Task objective: Without including the pictures, copy out every line below.

#####

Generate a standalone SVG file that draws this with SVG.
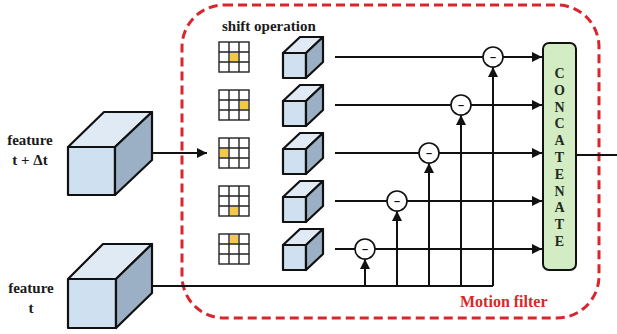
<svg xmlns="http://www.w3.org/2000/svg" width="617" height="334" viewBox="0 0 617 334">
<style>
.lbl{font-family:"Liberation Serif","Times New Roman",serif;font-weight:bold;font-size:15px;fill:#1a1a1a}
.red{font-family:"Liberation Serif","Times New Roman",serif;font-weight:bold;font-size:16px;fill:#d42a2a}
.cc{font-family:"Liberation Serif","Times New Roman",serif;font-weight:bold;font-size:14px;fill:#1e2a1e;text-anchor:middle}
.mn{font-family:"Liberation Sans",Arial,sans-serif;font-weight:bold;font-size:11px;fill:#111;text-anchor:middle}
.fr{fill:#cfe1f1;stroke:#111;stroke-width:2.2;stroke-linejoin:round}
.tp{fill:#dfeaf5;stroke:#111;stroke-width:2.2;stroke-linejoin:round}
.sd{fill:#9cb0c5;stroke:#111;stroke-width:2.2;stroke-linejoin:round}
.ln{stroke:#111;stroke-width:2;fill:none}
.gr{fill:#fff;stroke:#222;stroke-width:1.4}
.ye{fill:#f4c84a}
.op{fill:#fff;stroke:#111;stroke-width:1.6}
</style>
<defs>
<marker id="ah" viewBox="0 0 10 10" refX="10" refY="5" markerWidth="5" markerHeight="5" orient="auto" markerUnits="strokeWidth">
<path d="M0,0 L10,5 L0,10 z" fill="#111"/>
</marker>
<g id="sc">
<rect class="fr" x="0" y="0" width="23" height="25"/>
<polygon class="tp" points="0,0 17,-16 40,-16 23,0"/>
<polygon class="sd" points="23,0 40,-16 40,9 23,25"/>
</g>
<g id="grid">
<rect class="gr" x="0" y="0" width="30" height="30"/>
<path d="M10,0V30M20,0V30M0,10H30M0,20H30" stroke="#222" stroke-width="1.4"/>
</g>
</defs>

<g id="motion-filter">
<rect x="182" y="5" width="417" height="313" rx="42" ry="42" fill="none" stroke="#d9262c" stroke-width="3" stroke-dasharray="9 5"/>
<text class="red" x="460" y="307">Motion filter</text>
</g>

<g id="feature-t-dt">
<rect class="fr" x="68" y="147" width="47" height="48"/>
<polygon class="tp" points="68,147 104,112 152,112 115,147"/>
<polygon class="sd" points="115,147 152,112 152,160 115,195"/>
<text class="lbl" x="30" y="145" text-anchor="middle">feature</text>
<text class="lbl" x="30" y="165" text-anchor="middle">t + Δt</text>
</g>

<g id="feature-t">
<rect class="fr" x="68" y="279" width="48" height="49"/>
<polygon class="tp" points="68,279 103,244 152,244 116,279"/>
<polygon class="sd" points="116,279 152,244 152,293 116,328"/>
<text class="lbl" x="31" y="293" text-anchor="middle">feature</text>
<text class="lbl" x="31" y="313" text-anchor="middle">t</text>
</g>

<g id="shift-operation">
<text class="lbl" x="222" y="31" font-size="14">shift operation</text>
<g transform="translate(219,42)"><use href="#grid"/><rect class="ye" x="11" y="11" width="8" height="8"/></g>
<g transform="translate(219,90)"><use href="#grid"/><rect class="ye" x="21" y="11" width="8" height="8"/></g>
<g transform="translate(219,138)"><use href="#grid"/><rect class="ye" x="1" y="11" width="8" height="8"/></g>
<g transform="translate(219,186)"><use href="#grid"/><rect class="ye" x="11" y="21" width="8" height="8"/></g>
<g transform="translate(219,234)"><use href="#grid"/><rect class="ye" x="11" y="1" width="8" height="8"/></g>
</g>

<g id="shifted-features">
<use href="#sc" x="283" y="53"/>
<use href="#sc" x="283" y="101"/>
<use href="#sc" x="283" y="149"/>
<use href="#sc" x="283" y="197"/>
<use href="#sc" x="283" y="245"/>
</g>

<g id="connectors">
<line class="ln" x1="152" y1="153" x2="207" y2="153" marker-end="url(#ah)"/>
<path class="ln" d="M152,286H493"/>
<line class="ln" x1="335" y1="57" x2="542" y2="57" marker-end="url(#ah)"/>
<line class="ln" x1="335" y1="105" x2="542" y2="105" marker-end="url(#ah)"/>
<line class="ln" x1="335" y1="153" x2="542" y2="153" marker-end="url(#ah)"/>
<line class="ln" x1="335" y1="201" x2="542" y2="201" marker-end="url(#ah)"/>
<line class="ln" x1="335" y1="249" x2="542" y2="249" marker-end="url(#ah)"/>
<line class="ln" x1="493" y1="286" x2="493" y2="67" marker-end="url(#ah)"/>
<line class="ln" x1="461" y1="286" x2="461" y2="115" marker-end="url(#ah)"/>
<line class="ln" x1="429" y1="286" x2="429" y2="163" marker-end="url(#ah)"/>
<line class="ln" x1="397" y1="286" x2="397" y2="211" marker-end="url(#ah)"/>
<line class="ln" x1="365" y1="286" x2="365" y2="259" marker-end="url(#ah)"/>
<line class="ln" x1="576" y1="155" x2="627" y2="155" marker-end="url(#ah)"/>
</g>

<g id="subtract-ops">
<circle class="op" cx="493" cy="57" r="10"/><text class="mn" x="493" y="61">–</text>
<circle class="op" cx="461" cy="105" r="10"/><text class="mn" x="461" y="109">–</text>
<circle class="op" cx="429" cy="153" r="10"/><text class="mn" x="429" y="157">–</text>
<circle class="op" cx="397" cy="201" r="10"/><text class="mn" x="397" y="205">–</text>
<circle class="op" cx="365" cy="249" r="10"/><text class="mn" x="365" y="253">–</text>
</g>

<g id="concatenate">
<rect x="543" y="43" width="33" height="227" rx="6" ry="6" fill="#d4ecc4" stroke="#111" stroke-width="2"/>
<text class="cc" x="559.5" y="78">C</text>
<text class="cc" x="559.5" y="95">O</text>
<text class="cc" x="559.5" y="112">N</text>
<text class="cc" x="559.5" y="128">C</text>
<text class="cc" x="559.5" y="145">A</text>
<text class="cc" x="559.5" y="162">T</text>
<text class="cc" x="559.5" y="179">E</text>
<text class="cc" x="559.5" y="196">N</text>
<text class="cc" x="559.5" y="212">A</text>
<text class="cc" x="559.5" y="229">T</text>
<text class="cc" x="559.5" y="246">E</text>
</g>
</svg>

#####

Exercise result:
Generate a standalone SVG file that draws this with SVG.
<svg xmlns="http://www.w3.org/2000/svg" width="617" height="334" viewBox="0 0 617 334">
<style>
.lbl{font-family:"Liberation Serif","Times New Roman",serif;font-weight:bold;font-size:15px;fill:#1a1a1a}
.red{font-family:"Liberation Serif","Times New Roman",serif;font-weight:bold;font-size:16px;fill:#d42a2a}
.cc{font-family:"Liberation Serif","Times New Roman",serif;font-weight:bold;font-size:14px;fill:#1e2a1e;text-anchor:middle}
.mn{font-family:"Liberation Sans",Arial,sans-serif;font-weight:bold;font-size:11px;fill:#111;text-anchor:middle}
.fr{fill:#cfe1f1;stroke:#111;stroke-width:2.2;stroke-linejoin:round}
.tp{fill:#dfeaf5;stroke:#111;stroke-width:2.2;stroke-linejoin:round}
.sd{fill:#9cb0c5;stroke:#111;stroke-width:2.2;stroke-linejoin:round}
.ln{stroke:#111;stroke-width:2;fill:none}
.gr{fill:#fff;stroke:#222;stroke-width:1.4}
.ye{fill:#f4c84a}
.op{fill:#fff;stroke:#111;stroke-width:1.6}
</style>
<defs>
<marker id="ah" viewBox="0 0 10 10" refX="10" refY="5" markerWidth="5" markerHeight="5" orient="auto" markerUnits="strokeWidth">
<path d="M0,0 L10,5 L0,10 z" fill="#111"/>
</marker>
<g id="sc">
<rect class="fr" x="0" y="0" width="23" height="25"/>
<polygon class="tp" points="0,0 17,-16 40,-16 23,0"/>
<polygon class="sd" points="23,0 40,-16 40,9 23,25"/>
</g>
<g id="grid">
<rect class="gr" x="0" y="0" width="30" height="30"/>
<path d="M10,0V30M20,0V30M0,10H30M0,20H30" stroke="#222" stroke-width="1.4"/>
</g>
</defs>

<g id="motion-filter">
<rect x="182" y="5" width="417" height="313" rx="42" ry="42" fill="none" stroke="#d9262c" stroke-width="3" stroke-dasharray="9 5"/>
<text class="red" x="460" y="307">Motion filter</text>
</g>

<g id="feature-t-dt">
<rect class="fr" x="68" y="147" width="47" height="48"/>
<polygon class="tp" points="68,147 104,112 152,112 115,147"/>
<polygon class="sd" points="115,147 152,112 152,160 115,195"/>
<text class="lbl" x="30" y="145" text-anchor="middle">feature</text>
<text class="lbl" x="30" y="165" text-anchor="middle">t + Δt</text>
</g>

<g id="feature-t">
<rect class="fr" x="68" y="279" width="48" height="49"/>
<polygon class="tp" points="68,279 103,244 152,244 116,279"/>
<polygon class="sd" points="116,279 152,244 152,293 116,328"/>
<text class="lbl" x="31" y="293" text-anchor="middle">feature</text>
<text class="lbl" x="31" y="313" text-anchor="middle">t</text>
</g>

<g id="shift-operation">
<text class="lbl" x="222" y="31" font-size="14">shift operation</text>
<g transform="translate(219,42)"><use href="#grid"/><rect class="ye" x="11" y="11" width="8" height="8"/></g>
<g transform="translate(219,90)"><use href="#grid"/><rect class="ye" x="21" y="11" width="8" height="8"/></g>
<g transform="translate(219,138)"><use href="#grid"/><rect class="ye" x="1" y="11" width="8" height="8"/></g>
<g transform="translate(219,186)"><use href="#grid"/><rect class="ye" x="11" y="21" width="8" height="8"/></g>
<g transform="translate(219,234)"><use href="#grid"/><rect class="ye" x="11" y="1" width="8" height="8"/></g>
</g>

<g id="shifted-features">
<use href="#sc" x="283" y="53"/>
<use href="#sc" x="283" y="101"/>
<use href="#sc" x="283" y="149"/>
<use href="#sc" x="283" y="197"/>
<use href="#sc" x="283" y="245"/>
</g>

<g id="connectors">
<line class="ln" x1="152" y1="153" x2="207" y2="153" marker-end="url(#ah)"/>
<path class="ln" d="M152,286H493"/>
<line class="ln" x1="335" y1="57" x2="542" y2="57" marker-end="url(#ah)"/>
<line class="ln" x1="335" y1="105" x2="542" y2="105" marker-end="url(#ah)"/>
<line class="ln" x1="335" y1="153" x2="542" y2="153" marker-end="url(#ah)"/>
<line class="ln" x1="335" y1="201" x2="542" y2="201" marker-end="url(#ah)"/>
<line class="ln" x1="335" y1="249" x2="542" y2="249" marker-end="url(#ah)"/>
<line class="ln" x1="493" y1="286" x2="493" y2="67" marker-end="url(#ah)"/>
<line class="ln" x1="461" y1="286" x2="461" y2="115" marker-end="url(#ah)"/>
<line class="ln" x1="429" y1="286" x2="429" y2="163" marker-end="url(#ah)"/>
<line class="ln" x1="397" y1="286" x2="397" y2="211" marker-end="url(#ah)"/>
<line class="ln" x1="365" y1="286" x2="365" y2="259" marker-end="url(#ah)"/>
<line class="ln" x1="576" y1="155" x2="627" y2="155" marker-end="url(#ah)"/>
</g>

<g id="subtract-ops">
<circle class="op" cx="493" cy="57" r="10"/><text class="mn" x="493" y="61">–</text>
<circle class="op" cx="461" cy="105" r="10"/><text class="mn" x="461" y="109">–</text>
<circle class="op" cx="429" cy="153" r="10"/><text class="mn" x="429" y="157">–</text>
<circle class="op" cx="397" cy="201" r="10"/><text class="mn" x="397" y="205">–</text>
<circle class="op" cx="365" cy="249" r="10"/><text class="mn" x="365" y="253">–</text>
</g>

<g id="concatenate">
<rect x="543" y="43" width="33" height="227" rx="6" ry="6" fill="#d4ecc4" stroke="#111" stroke-width="2"/>
<text class="cc" x="559.5" y="78">C</text>
<text class="cc" x="559.5" y="95">O</text>
<text class="cc" x="559.5" y="112">N</text>
<text class="cc" x="559.5" y="128">C</text>
<text class="cc" x="559.5" y="145">A</text>
<text class="cc" x="559.5" y="162">T</text>
<text class="cc" x="559.5" y="179">E</text>
<text class="cc" x="559.5" y="196">N</text>
<text class="cc" x="559.5" y="212">A</text>
<text class="cc" x="559.5" y="229">T</text>
<text class="cc" x="559.5" y="246">E</text>
</g>
</svg>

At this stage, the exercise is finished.